64.8k views
1 vote
Exas Roadhouse opened a new restaurant in October. During its first three months of operation, the restaurant sold gift cards in various amounts totaling $3,500. The cards are redeemable for meals within one year of the purchase date. Gift cards totaling $728 were presented for redemption during the first three months of operation prior to year-end on December 31. The sales tax rate on restaurant sales is 4%, assessed at the time meals (not gift cards) are purchased.

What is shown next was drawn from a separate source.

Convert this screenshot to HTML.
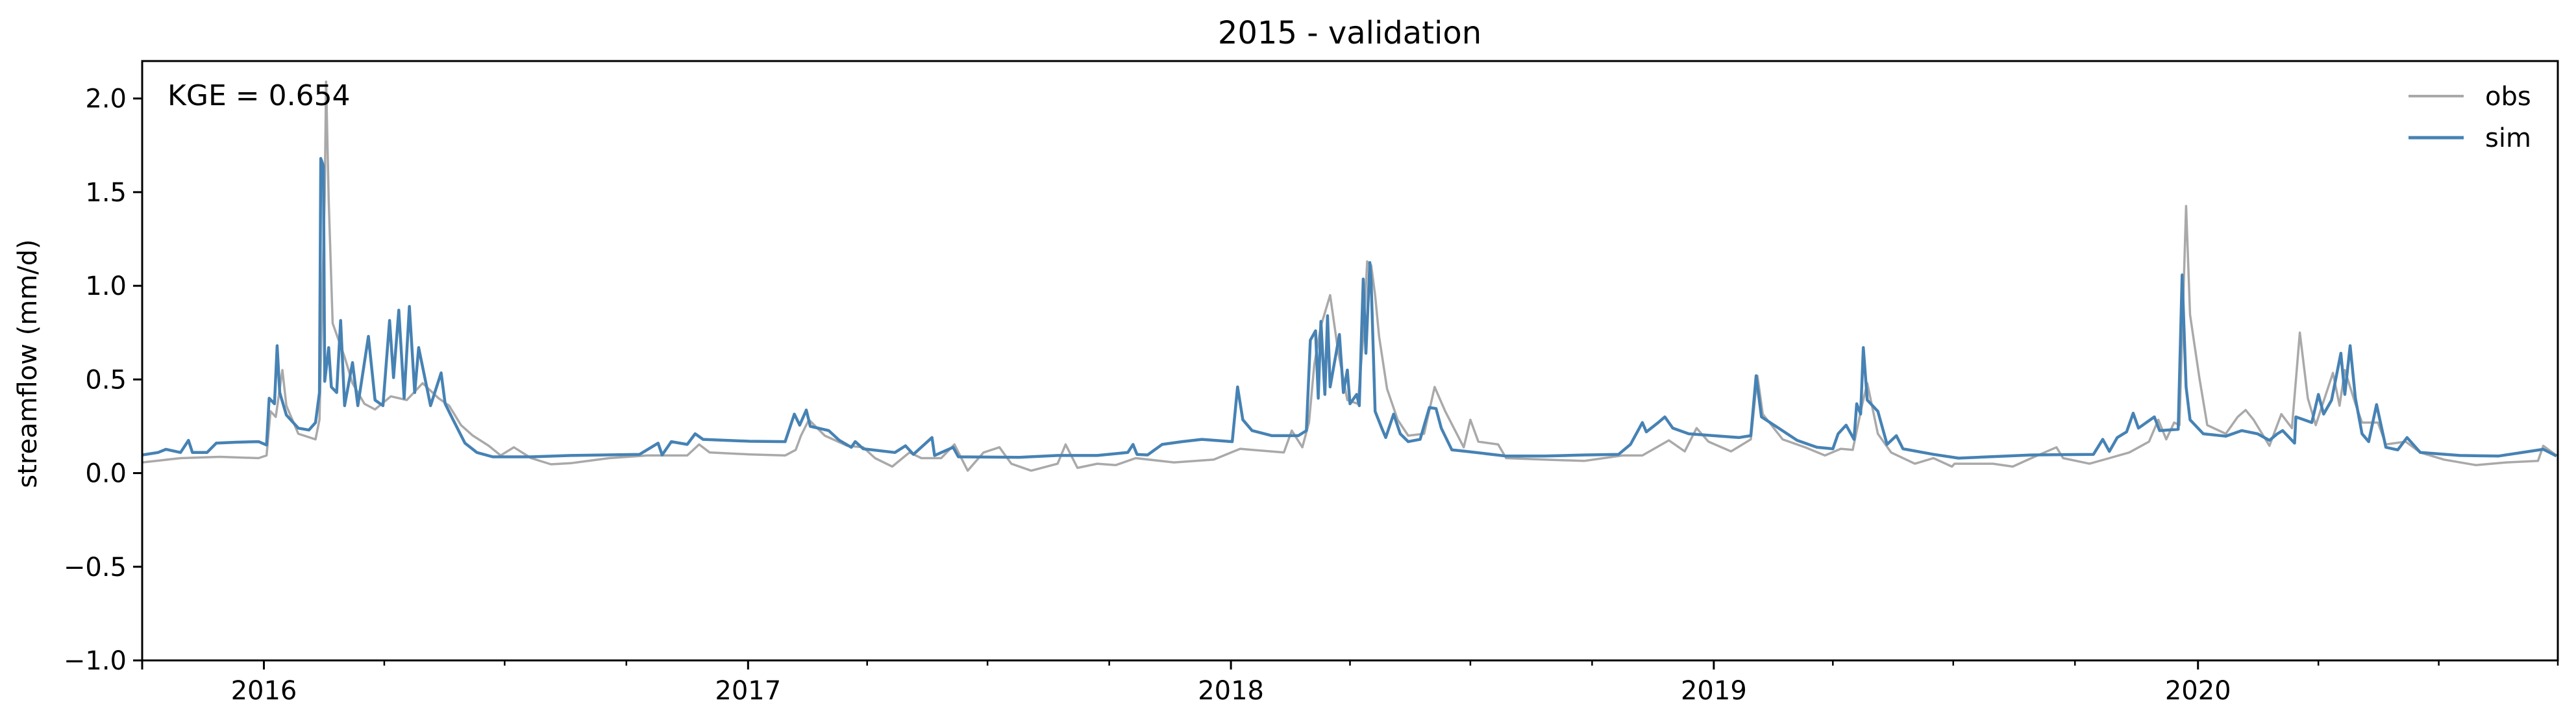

Texas Roadhouse will remit sales taxes in January.

Required:

1. & 2. Record (in summary form) the $3,500 in gift cards sold (keeping in mind that, in actuality, the firm would record each sale of a gift card individually) and the $728 in gift cards redeemed. (Hint: The $728 includes a 4% sales tax of $28.).

2 Answers

4 votes

Answer:

General Journal Debit Credit

1 Cash 2600

Unearned revenue 2600

(To record gift cards sold)

2 Unearned revenue 832

Sales tax payable 32

Sales revenue 800

(To record gift cards redeemed)

User Arctelix
by
5.3k points
6 votes

Answer:

The journal entries are as follows:

1. Cash A/c Dr. $3,500

To Unearned revenue $3,500

(To record gift cards sold)

2. Unearned revenue A/c Dr. $728

To Sales tax payable A/c $28

To sales revenue $700

(To record gift cards redeemed)

Note : The $728 includes a 4% sales tax of $28.